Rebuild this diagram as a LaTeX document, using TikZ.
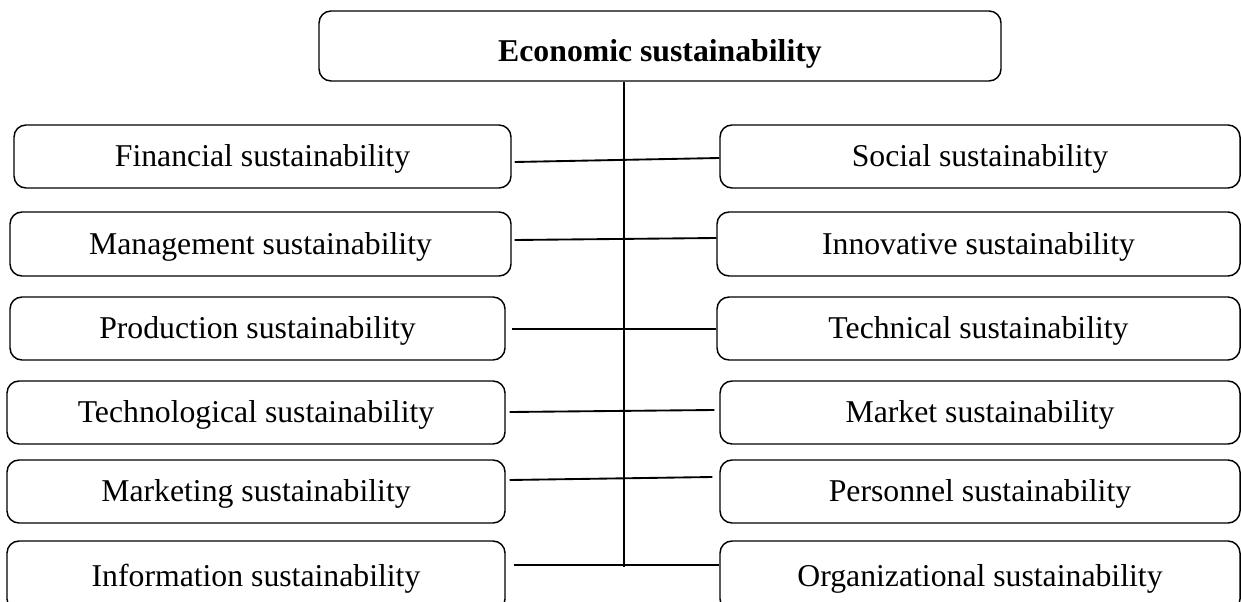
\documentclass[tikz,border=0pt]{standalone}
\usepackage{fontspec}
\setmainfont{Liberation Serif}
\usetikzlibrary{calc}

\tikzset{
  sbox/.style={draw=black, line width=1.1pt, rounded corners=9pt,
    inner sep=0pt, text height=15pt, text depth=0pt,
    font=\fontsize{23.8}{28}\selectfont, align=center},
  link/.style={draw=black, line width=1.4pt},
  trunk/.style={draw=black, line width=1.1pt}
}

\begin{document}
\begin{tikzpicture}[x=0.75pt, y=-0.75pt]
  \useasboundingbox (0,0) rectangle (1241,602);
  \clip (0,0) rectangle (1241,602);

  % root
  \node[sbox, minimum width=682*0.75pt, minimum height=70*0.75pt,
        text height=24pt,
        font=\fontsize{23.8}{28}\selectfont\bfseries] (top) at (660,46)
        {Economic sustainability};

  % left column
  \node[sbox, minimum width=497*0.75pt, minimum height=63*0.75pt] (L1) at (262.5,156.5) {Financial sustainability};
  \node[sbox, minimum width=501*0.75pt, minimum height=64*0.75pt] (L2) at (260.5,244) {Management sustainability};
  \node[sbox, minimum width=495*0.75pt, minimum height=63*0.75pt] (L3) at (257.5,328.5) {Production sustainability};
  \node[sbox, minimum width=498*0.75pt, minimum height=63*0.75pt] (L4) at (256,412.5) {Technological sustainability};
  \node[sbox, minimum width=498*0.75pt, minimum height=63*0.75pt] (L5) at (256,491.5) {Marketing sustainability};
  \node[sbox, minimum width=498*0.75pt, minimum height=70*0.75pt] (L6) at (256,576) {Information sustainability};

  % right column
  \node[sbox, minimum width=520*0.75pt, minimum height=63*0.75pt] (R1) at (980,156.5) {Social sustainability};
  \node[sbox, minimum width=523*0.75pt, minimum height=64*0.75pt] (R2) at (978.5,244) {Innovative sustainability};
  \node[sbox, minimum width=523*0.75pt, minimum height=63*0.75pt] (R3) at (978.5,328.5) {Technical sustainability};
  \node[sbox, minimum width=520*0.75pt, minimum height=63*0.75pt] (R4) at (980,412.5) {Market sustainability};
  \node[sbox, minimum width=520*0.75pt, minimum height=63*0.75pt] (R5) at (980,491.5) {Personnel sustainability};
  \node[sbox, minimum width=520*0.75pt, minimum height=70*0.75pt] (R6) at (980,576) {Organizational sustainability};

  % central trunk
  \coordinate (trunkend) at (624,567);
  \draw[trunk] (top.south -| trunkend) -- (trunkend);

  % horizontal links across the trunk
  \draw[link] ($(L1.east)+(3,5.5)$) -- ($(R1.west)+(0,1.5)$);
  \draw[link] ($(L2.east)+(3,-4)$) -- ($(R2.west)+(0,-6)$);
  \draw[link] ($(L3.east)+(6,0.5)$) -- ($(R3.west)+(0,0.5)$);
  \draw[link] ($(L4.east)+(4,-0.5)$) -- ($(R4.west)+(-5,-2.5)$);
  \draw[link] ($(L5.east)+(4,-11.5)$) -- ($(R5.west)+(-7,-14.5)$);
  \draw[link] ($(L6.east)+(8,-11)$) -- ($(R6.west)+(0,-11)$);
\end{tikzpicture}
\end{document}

> **SHORT PROBLEM**: Reproduce the listing above exactly, excluding all pictures.

> **SOLUTION FOR THIS EXERCISE**:
Rebuild this diagram as a LaTeX document, using TikZ.
\documentclass[tikz,border=0pt]{standalone}
\usepackage{fontspec}
\setmainfont{Liberation Serif}
\usetikzlibrary{calc}

\tikzset{
  sbox/.style={draw=black, line width=1.1pt, rounded corners=9pt,
    inner sep=0pt, text height=15pt, text depth=0pt,
    font=\fontsize{23.8}{28}\selectfont, align=center},
  link/.style={draw=black, line width=1.4pt},
  trunk/.style={draw=black, line width=1.1pt}
}

\begin{document}
\begin{tikzpicture}[x=0.75pt, y=-0.75pt]
  \useasboundingbox (0,0) rectangle (1241,602);
  \clip (0,0) rectangle (1241,602);

  % root
  \node[sbox, minimum width=682*0.75pt, minimum height=70*0.75pt,
        text height=24pt,
        font=\fontsize{23.8}{28}\selectfont\bfseries] (top) at (660,46)
        {Economic sustainability};

  % left column
  \node[sbox, minimum width=497*0.75pt, minimum height=63*0.75pt] (L1) at (262.5,156.5) {Financial sustainability};
  \node[sbox, minimum width=501*0.75pt, minimum height=64*0.75pt] (L2) at (260.5,244) {Management sustainability};
  \node[sbox, minimum width=495*0.75pt, minimum height=63*0.75pt] (L3) at (257.5,328.5) {Production sustainability};
  \node[sbox, minimum width=498*0.75pt, minimum height=63*0.75pt] (L4) at (256,412.5) {Technological sustainability};
  \node[sbox, minimum width=498*0.75pt, minimum height=63*0.75pt] (L5) at (256,491.5) {Marketing sustainability};
  \node[sbox, minimum width=498*0.75pt, minimum height=70*0.75pt] (L6) at (256,576) {Information sustainability};

  % right column
  \node[sbox, minimum width=520*0.75pt, minimum height=63*0.75pt] (R1) at (980,156.5) {Social sustainability};
  \node[sbox, minimum width=523*0.75pt, minimum height=64*0.75pt] (R2) at (978.5,244) {Innovative sustainability};
  \node[sbox, minimum width=523*0.75pt, minimum height=63*0.75pt] (R3) at (978.5,328.5) {Technical sustainability};
  \node[sbox, minimum width=520*0.75pt, minimum height=63*0.75pt] (R4) at (980,412.5) {Market sustainability};
  \node[sbox, minimum width=520*0.75pt, minimum height=63*0.75pt] (R5) at (980,491.5) {Personnel sustainability};
  \node[sbox, minimum width=520*0.75pt, minimum height=70*0.75pt] (R6) at (980,576) {Organizational sustainability};

  % central trunk
  \coordinate (trunkend) at (624,567);
  \draw[trunk] (top.south -| trunkend) -- (trunkend);

  % horizontal links across the trunk
  \draw[link] ($(L1.east)+(3,5.5)$) -- ($(R1.west)+(0,1.5)$);
  \draw[link] ($(L2.east)+(3,-4)$) -- ($(R2.west)+(0,-6)$);
  \draw[link] ($(L3.east)+(6,0.5)$) -- ($(R3.west)+(0,0.5)$);
  \draw[link] ($(L4.east)+(4,-0.5)$) -- ($(R4.west)+(-5,-2.5)$);
  \draw[link] ($(L5.east)+(4,-11.5)$) -- ($(R5.west)+(-7,-14.5)$);
  \draw[link] ($(L6.east)+(8,-11)$) -- ($(R6.west)+(0,-11)$);
\end{tikzpicture}
\end{document}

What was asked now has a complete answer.